Source data:
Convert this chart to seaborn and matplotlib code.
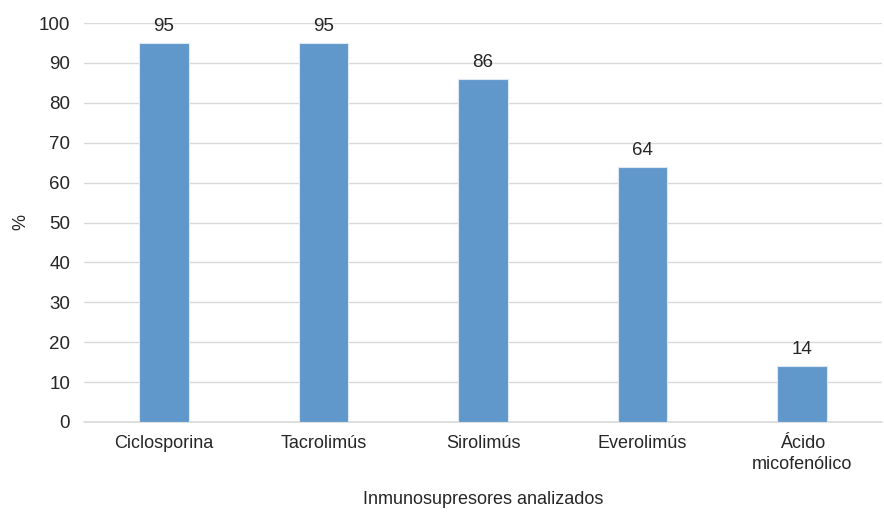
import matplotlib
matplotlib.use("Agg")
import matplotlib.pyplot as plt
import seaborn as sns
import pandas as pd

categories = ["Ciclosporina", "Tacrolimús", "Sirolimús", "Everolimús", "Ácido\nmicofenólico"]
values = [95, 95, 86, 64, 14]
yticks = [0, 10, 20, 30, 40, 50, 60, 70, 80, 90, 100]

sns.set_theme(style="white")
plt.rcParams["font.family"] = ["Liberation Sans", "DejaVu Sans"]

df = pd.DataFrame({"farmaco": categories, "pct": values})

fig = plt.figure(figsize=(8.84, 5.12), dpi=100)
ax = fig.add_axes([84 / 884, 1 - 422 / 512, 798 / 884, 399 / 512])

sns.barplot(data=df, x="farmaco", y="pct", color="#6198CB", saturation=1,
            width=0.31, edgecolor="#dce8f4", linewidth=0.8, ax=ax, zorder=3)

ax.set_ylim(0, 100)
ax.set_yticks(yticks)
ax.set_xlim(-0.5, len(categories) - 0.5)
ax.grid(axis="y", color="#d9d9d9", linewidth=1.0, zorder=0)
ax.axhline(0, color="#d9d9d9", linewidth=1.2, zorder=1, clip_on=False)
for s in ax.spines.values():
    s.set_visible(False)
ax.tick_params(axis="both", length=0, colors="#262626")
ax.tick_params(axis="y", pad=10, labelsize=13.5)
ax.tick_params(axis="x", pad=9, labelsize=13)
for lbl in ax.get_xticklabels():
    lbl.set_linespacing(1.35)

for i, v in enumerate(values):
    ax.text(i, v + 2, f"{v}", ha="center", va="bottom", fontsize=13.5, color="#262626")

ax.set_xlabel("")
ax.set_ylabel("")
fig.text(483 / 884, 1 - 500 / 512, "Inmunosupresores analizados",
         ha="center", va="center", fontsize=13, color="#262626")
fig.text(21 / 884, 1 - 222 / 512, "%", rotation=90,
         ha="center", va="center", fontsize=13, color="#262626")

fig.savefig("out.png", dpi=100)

Your instructions: Print the full listing exactly, dropping the pictures.

Task output:
Convert this chart to seaborn and matplotlib code.
import matplotlib
matplotlib.use("Agg")
import matplotlib.pyplot as plt
import seaborn as sns
import pandas as pd

categories = ["Ciclosporina", "Tacrolimús", "Sirolimús", "Everolimús", "Ácido\nmicofenólico"]
values = [95, 95, 86, 64, 14]
yticks = [0, 10, 20, 30, 40, 50, 60, 70, 80, 90, 100]

sns.set_theme(style="white")
plt.rcParams["font.family"] = ["Liberation Sans", "DejaVu Sans"]

df = pd.DataFrame({"farmaco": categories, "pct": values})

fig = plt.figure(figsize=(8.84, 5.12), dpi=100)
ax = fig.add_axes([84 / 884, 1 - 422 / 512, 798 / 884, 399 / 512])

sns.barplot(data=df, x="farmaco", y="pct", color="#6198CB", saturation=1,
            width=0.31, edgecolor="#dce8f4", linewidth=0.8, ax=ax, zorder=3)

ax.set_ylim(0, 100)
ax.set_yticks(yticks)
ax.set_xlim(-0.5, len(categories) - 0.5)
ax.grid(axis="y", color="#d9d9d9", linewidth=1.0, zorder=0)
ax.axhline(0, color="#d9d9d9", linewidth=1.2, zorder=1, clip_on=False)
for s in ax.spines.values():
    s.set_visible(False)
ax.tick_params(axis="both", length=0, colors="#262626")
ax.tick_params(axis="y", pad=10, labelsize=13.5)
ax.tick_params(axis="x", pad=9, labelsize=13)
for lbl in ax.get_xticklabels():
    lbl.set_linespacing(1.35)

for i, v in enumerate(values):
    ax.text(i, v + 2, f"{v}", ha="center", va="bottom", fontsize=13.5, color="#262626")

ax.set_xlabel("")
ax.set_ylabel("")
fig.text(483 / 884, 1 - 500 / 512, "Inmunosupresores analizados",
         ha="center", va="center", fontsize=13, color="#262626")
fig.text(21 / 884, 1 - 222 / 512, "%", rotation=90,
         ha="center", va="center", fontsize=13, color="#262626")

fig.savefig("out.png", dpi=100)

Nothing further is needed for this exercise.